2. „Für so einen großen Change haben wir keine Ressourcen“. Ebenfalls verständlich als Reaktion, allerdings oftmals nicht zutreffend. Viele Unternehmen haben schon einiges vorzuweisen, ohne dass es ihnen bewusst ist. Daher ist es in jedem Fall interessant, erstmal zu erheben, was es schon gibt. Das ist in den meisten Fällen gar nicht so wenig. Häufig kann auch auf Dingen aufgebaut werden, die im Rahmen anderer Schwerpunkte bereits umgesetzt und etabliert wurden. Beispielsweise Steuergruppen und Projektgruppen rund um das Thema betriebliche Gesundheitsförderung. Und meistens ist in den Unternehmen viel mehr Kompetenz und Motivation bei einzelnen Unternehmensmitgliedern vorhanden als bekannt ist. Zudem gilt bei jeder Veränderung: Schritt für Schritt. Es ist ein Entwicklungsprozess, der Zeit benötigt. Das geht nicht von heute auf morgen. Aber jeder Schritt ist ein Schritt in die richtige Richtung. Es geht ja nicht darum, sofort das gesamte Unternehmen zu ändern. Sondern es geht darum, den eigenen Weg zu finden, als Unternehmen mit dem Thema authentisch umzugehen. Sich Ziele zu setzen und voranzugehen, um diese zu erreichen.

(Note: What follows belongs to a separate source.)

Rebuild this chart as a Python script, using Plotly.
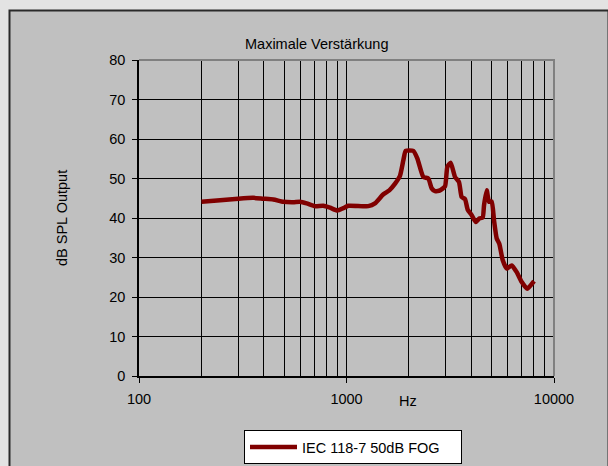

3. „In unserer Branche geht das einfach nicht“. Auch das ist verständlich. Denn natürlich ist es das Endziel, das Kerngeschäft nachhaltig zu gestalten. Aber auf dem Weg dahin kann so vieles umgesetzt werden. Ein papierloses Office, regionale Produkte, erneuerbare Energien, nachhaltig produziertes Büromaterial, CO2-Ausgleich, mehr Steigen steigen. Im Detail steckt der Weg zum Erfolg. Und Wege entstehen bekanntlich im Gehen.
Ein häufiger Stolperstein?
Es werden oft nur die kurzfristigen Kosten für den Umstieg auf ökologisch und sozial verantwortungsvolle Betriebsabläufe gesehen, nicht aber die sich daraus ergebenden Chancen. Auch schreckt viele ab, dass es am Beginn ein aufwändiger Prozess ist. Dabei wird oft nicht erkannt, dass durch nachhaltige Initiativen auf lange Sicht viel Geld eingespart werden kann und angesichts des Zustands unseres Planeten nur so der langfristige Erfolg des Unternehmens gesichert werden kann. So gesehen wird Nachhaltigkeit nämlich zu einem Investitionsprogramm mit sozialer, ökologischer und ökonomischer Rendite. Und wir wissen mittlerweile aus zahlreichen Studien, dass Nichtstun im Klimaschutz am Ende noch um vieles teurer kommt.
Wann klappt das Engagement, wann verläuft es im Sand?
Am meisten Erfolgschancen hat das Engagement dort, wo die Geschäftsleitung sich das Thema zu eigen macht. Dann ist es am leichtesten, Raum zu schaffen für Neues und Ressourcen aufzustellen, damit es umgesetzt werden kann. Dafür braucht es wie in einem klassischen Projekt idealerweise eine entsprechende Struktur und Reflexionsräume sowie Austausch und Vernetzung. Dort, wo nur eine Person ohne Entscheidungskompetenz hinter dem Thema steht, wird es schwer, das Thema auf strategische Ebene zu bringen. Und das ist der Dreh- und Angelpunkt. Alles, was strategisch eingebunden ist, hat eine ungleich größere Chance, dass es langfristig im Unternehmen zu einer Selbstverständlichkeit wird. Entscheidend für den Erfolg ist, dass die Menschen im Unternehmen in den Veränderungsprozess einbezogen werden. Es ist ein Missverständnis, dass die Unternehmensleitung alles vorgeben muss. Es ist schon wichtig, dass sich die Führung eindeutig positioniert und kommuniziert. Aber es geht nicht um reine Verordnung von oben, das wird nicht funktionieren. Ein aus der Mitte des Unternehmens getragener Prozess ist motivierend und entwickelt eine schöne Dynamik. Jede Mitarbeiterin und jeder Mitarbeiter kann etwas zum nachhaltigen Erfolg beitragen und fühlt sich so dem Unternehmen verbunden.